Protest over sudden deportation of asylum seekers from Cork

Protestors claim men were deported before being given chance to speak to their solicitors

A protest was held in Cork on Monday over the deportation of two asylum seekers.

A protest was held in Cork on Monday over the deportation of two asylum seekers.


Asylum seekers in Cork have said they may go on hunger strike to highlight their concerns about sudden deportations of people from Ireland allegedly before they had a chance to consult their solicitors.

Asylum seeker Asad Mahmud said the deportation without warning last week of two Pakistani men staying at the Kinsale Road Accommodation Centre in Cork had left fellow residents fearful for their future.

Mr Mahmud, who was one of the organizers of a protest in Cork attended by around 80 asylum seekers earlier this week, said two men, Pakistani nationals Junade Afzal and Sultan Bute, had been summoned to Dublin to sign on at the Garda National Immigration Bureau.

He claimed the two men were then detained by gardai for three days before being put on a flight to Pakistan. Officers from the GNIB later called to the Kinsale Road Accommodation Centre to collect their belongings to send on to them.

“It was so sudden. They were not allowed to talk to their lawyers so they could not get proper legal advice and their human rights were breached so we think this kind of deportation is illegal - these cases are not being handled properly,” said Mr Mahmud after the protest on Monday.

Mr Mahmud said many asylum seekers are being refused asylum not because of lack of evidence but because many of the staff from the International Protection Office (IPO) are not properly qualified to interview asylum seekers with many IPO officers not having English as their first language.

The IPO is a unit within the Irish Naturalisation and Immigration Service responsible for processing applications for international protection under the International Protection Act 2015.

Around 80 people attended the protest.
Around 80 people attended the protest.

“Instead of asking or inquiring about the threats that asylum seekers face, IPO officer tend to ask about irrelevant dates - when did you go to school, when did you graduate - questions that are not relevant to the threats that the asylum seeker face,” Mr Mahmud said.

“And if an asylum seeker is unable to tell a date off the top of their head, they call it inconsistency and use it to discredit the asylum seeker,” said Mr Mahmud.

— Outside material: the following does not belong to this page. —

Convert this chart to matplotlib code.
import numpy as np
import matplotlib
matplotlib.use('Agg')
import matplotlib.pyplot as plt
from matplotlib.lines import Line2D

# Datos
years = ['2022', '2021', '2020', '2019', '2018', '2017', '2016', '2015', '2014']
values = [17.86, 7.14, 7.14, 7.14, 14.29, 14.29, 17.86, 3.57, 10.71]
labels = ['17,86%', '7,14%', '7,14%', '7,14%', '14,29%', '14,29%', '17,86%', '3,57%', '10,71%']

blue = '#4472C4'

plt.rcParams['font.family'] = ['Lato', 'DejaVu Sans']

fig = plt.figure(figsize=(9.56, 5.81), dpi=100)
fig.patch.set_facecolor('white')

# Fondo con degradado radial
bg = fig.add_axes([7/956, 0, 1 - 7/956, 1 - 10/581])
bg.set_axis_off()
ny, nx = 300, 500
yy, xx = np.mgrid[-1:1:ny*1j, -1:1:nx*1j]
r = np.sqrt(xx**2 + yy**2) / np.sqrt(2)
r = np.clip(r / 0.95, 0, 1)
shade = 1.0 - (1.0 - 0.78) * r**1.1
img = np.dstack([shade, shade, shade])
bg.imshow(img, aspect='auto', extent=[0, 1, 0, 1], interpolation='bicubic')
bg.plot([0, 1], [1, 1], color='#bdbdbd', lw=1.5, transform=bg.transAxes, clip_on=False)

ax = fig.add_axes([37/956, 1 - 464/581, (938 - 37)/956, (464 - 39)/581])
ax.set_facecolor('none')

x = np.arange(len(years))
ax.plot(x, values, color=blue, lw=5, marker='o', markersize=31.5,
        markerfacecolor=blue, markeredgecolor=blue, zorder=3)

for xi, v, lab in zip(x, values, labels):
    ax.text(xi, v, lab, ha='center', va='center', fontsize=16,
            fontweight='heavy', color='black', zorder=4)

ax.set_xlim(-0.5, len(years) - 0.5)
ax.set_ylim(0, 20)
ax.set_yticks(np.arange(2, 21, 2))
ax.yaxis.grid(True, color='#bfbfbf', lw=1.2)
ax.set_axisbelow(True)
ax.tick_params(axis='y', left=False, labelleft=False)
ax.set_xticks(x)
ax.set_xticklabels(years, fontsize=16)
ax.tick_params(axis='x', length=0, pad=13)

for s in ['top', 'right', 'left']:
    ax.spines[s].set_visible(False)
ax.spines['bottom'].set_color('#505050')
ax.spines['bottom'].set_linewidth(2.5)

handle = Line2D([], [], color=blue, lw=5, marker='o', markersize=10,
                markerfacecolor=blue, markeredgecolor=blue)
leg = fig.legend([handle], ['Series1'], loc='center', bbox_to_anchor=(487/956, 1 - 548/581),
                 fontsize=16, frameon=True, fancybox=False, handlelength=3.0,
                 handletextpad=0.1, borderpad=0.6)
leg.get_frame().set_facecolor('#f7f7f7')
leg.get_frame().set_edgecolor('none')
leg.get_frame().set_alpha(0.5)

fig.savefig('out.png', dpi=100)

“We may have to go on hunger strike if our demands are not met.”

Contacted about the arrests and deportations last week, the Garda Press Office said as part of “a joint return operation “ led by the German authorities and assisted by the GNIB, some 16 Pakistani nationals, including seven from Direct Provision centres in Ireland, were returned to Pakistan on June 13th.

The Department of Justice said the Irish system for assessing applications for international protection is characterised by “a high level of transparency and oversight” with the policies and procedures implemented having been overseen by United Nations High Commissioner of Refugees (UNHCR).

The department said while the IPO does not comment on individual cases, all applicants for international protection are carefully interviewed and their cases are individually assessed by experienced caseworkers who also examine supporting documentation submitted by applicants.

Refusals to grant asylum are accompanied by reports that set out the reasons why the application has been refused. If applicants are not satisfied with the decision issued by the IPO they may appeal to the International Protection Appeals Tribunal (IPAT).

Applicants also have access to free legal aid and to the Irish Courts where they may challenge the IPO decision by way of Judicial Review in the High Court, Supreme Court and ultimately the European Court of Justice, said the department.

Regarding whether people detained for detention sought legal advice, the department said it had no information to suggest that such detainees were not afforded the same rights and entitlements as any other person in detention, including the right to consult a solicitor.